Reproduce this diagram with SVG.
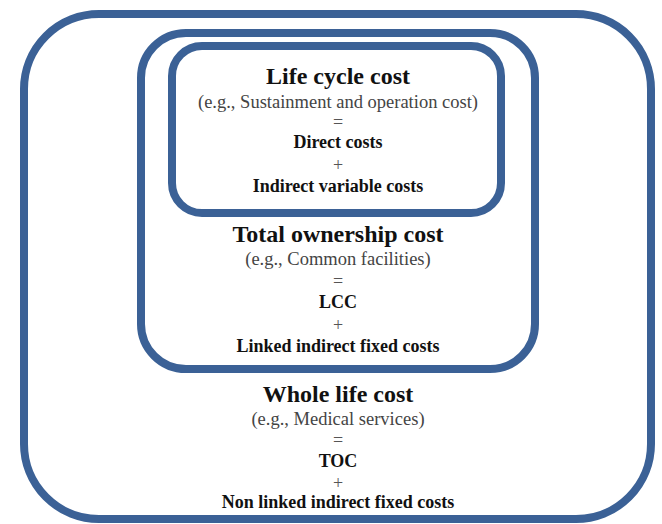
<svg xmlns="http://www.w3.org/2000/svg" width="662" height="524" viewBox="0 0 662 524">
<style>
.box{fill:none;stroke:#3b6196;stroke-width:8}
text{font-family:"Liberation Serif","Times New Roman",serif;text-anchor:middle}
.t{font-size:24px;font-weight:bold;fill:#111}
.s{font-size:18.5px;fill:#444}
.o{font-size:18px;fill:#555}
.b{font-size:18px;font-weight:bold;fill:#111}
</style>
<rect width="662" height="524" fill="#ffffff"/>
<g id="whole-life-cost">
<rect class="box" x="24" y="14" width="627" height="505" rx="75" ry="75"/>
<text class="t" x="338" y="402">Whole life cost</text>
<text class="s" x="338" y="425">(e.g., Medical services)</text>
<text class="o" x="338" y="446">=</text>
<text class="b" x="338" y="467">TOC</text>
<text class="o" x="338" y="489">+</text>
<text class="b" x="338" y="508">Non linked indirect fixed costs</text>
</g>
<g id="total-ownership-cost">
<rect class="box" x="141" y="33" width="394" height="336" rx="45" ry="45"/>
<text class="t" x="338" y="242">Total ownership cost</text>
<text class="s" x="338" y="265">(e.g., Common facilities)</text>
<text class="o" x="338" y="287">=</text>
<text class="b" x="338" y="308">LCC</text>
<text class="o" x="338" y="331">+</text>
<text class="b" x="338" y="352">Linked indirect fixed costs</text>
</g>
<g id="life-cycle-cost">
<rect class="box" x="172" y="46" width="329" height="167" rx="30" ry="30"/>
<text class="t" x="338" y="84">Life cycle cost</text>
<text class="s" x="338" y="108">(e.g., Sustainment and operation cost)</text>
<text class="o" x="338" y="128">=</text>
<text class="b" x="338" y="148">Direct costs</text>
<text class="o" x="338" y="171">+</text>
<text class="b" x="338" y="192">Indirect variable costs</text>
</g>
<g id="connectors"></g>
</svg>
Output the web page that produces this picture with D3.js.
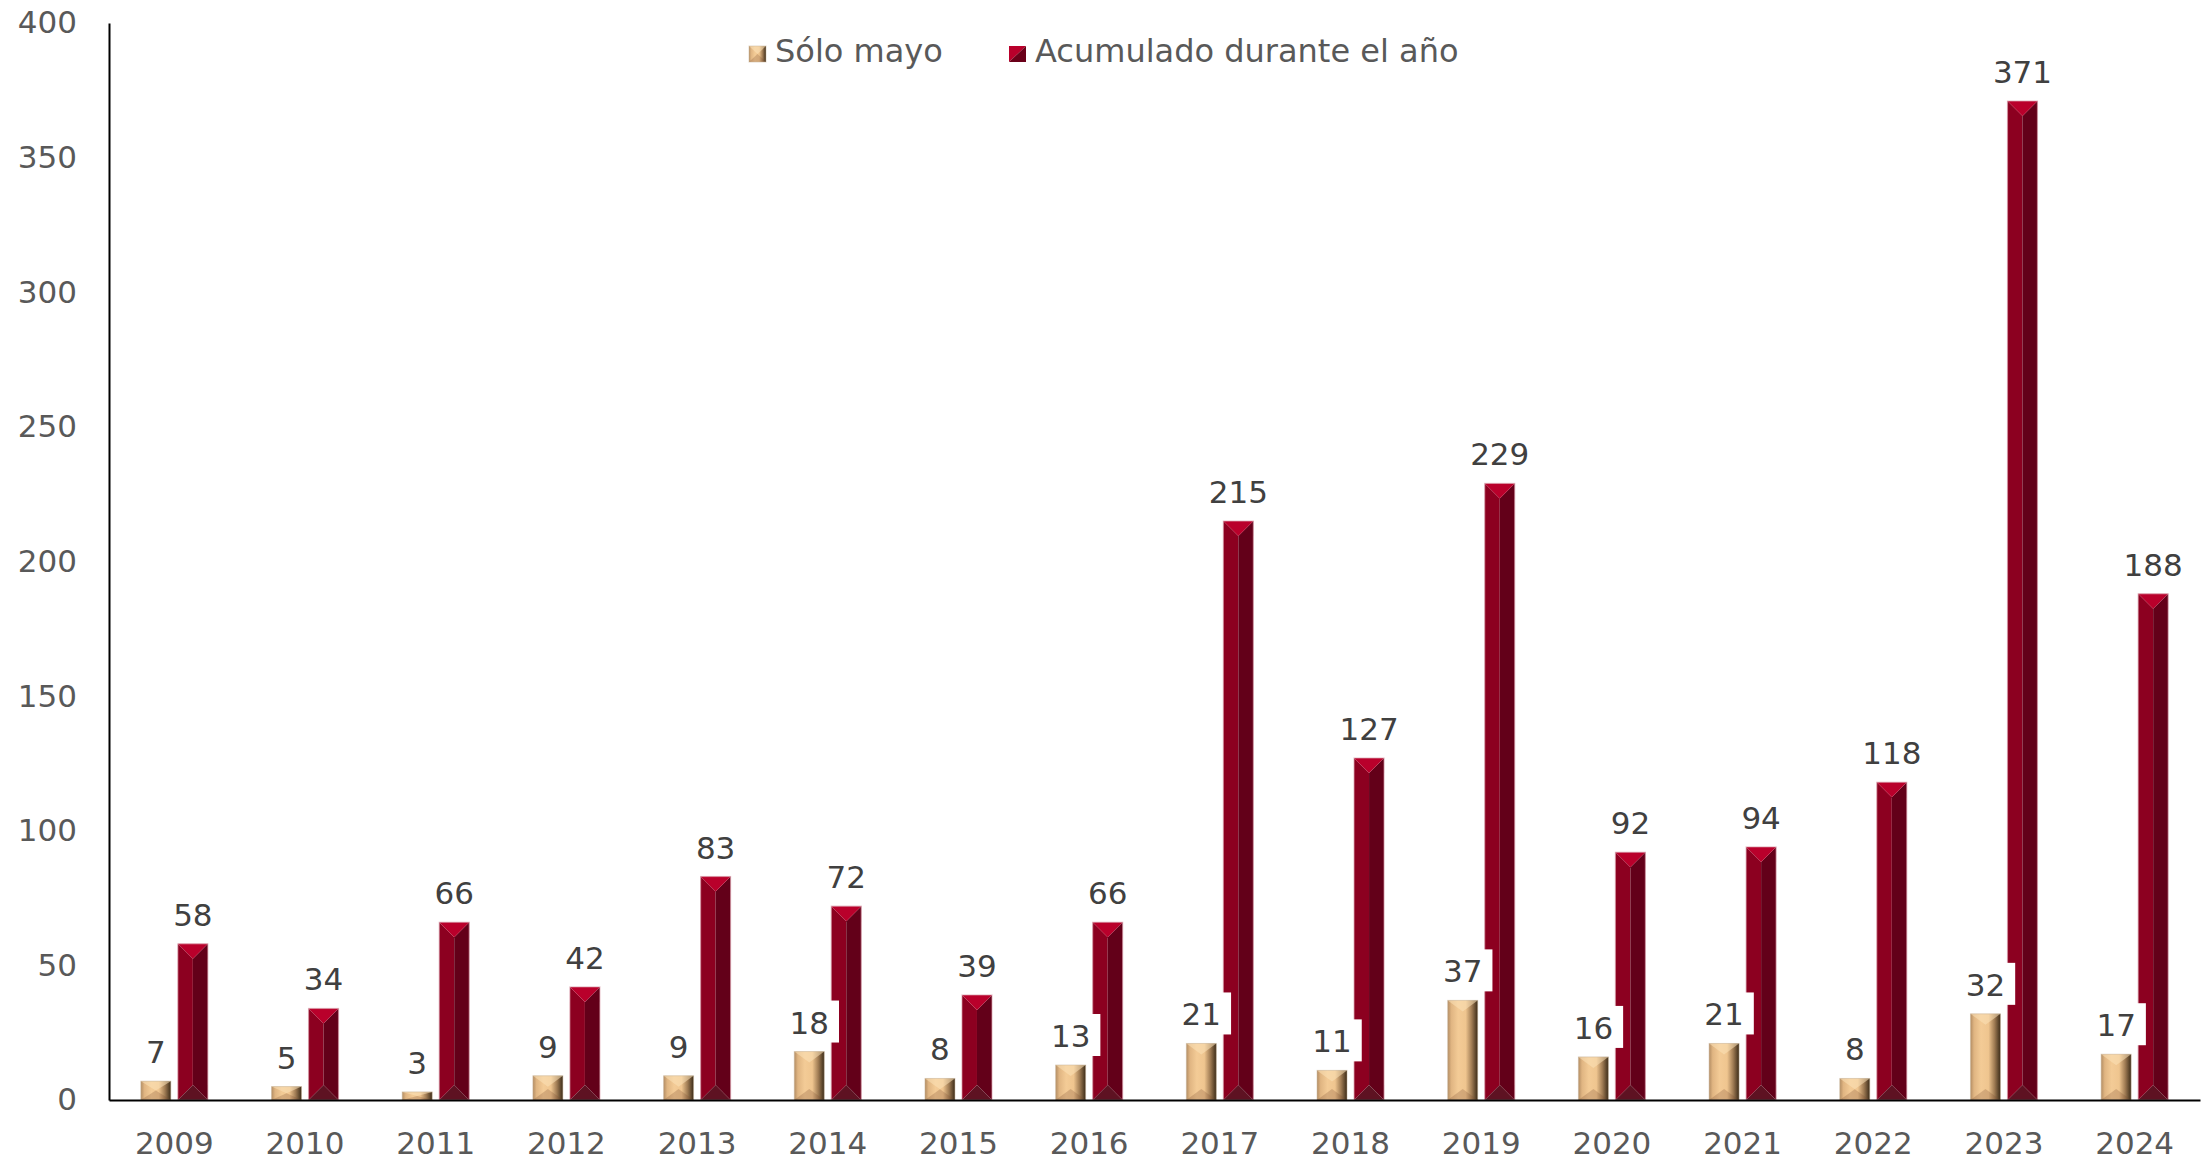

■ ■ ■ ■ ■

List the lines of the entries that include "with".

#### Result for this exercise
Reproduce this diagram with SVG.
Output the web page that produces this picture with D3.js.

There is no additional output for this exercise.